WHAT IS EXPECTED
Please quote exactly the opening lines of the data, from the first line to the one where "in zip(categories, values)]" appears.
════════════════════
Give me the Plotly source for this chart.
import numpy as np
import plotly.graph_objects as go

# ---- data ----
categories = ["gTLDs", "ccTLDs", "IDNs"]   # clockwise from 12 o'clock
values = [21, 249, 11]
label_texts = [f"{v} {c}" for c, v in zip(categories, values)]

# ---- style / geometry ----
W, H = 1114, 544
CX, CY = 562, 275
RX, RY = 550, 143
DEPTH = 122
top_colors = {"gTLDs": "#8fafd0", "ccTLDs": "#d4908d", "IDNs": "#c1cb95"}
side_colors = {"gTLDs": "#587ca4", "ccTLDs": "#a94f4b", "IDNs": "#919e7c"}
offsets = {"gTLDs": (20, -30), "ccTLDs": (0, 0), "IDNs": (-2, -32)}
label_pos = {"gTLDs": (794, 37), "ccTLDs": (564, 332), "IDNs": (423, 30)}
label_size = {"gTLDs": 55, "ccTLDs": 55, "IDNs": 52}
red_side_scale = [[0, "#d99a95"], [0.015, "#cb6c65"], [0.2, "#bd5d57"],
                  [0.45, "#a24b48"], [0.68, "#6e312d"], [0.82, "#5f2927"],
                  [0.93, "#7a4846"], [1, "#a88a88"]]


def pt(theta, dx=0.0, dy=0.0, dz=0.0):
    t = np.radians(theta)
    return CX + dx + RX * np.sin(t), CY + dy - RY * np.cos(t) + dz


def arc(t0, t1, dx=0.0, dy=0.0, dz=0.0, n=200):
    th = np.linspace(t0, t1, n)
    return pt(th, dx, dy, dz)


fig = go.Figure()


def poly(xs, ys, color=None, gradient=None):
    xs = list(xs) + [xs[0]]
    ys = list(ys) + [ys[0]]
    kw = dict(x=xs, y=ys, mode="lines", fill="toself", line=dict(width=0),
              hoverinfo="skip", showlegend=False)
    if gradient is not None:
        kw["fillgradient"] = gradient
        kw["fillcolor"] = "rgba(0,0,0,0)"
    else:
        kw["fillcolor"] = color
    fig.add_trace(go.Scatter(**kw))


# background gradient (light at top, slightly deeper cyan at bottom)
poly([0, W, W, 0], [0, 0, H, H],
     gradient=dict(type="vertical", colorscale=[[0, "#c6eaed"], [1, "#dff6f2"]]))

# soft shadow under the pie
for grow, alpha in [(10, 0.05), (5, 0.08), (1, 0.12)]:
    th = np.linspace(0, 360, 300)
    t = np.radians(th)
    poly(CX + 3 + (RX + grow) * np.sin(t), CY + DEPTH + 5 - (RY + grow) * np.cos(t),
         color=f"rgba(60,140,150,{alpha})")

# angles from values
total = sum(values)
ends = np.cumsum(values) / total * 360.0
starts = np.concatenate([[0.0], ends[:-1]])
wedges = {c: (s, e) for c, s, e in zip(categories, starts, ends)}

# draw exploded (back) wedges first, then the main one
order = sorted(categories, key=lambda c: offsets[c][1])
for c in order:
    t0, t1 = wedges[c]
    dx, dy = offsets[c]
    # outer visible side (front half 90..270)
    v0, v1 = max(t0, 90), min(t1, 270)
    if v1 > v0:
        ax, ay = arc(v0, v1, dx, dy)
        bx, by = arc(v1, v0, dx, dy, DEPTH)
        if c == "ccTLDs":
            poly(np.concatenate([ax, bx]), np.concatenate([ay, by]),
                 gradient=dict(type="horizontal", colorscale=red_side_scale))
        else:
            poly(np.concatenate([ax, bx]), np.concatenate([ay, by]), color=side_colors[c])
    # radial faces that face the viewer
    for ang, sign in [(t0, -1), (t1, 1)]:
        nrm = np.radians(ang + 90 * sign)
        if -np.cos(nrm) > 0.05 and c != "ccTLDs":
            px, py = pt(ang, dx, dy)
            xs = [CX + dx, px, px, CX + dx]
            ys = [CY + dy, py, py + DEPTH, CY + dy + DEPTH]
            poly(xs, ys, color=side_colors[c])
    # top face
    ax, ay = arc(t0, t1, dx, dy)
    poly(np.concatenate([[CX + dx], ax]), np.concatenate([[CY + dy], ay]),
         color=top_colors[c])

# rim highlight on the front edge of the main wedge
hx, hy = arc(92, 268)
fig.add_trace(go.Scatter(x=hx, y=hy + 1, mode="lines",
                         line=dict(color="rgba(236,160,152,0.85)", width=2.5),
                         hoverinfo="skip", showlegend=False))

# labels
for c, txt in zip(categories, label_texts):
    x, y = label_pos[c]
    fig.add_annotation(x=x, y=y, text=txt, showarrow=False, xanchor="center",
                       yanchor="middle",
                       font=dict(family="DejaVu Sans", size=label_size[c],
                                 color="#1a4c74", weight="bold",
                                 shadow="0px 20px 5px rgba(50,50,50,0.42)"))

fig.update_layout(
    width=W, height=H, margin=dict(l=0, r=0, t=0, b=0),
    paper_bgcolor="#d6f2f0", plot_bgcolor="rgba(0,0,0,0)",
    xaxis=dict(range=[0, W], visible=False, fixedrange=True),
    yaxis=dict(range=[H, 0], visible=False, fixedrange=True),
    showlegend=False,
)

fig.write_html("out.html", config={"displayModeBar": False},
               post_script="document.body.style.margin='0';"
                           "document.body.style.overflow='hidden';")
════════════════════
REPLY
Give me the Plotly source for this chart.
import numpy as np
import plotly.graph_objects as go

# ---- data ----
categories = ["gTLDs", "ccTLDs", "IDNs"]   # clockwise from 12 o'clock
values = [21, 249, 11]
label_texts = [f"{v} {c}" for c, v in zip(categories, values)]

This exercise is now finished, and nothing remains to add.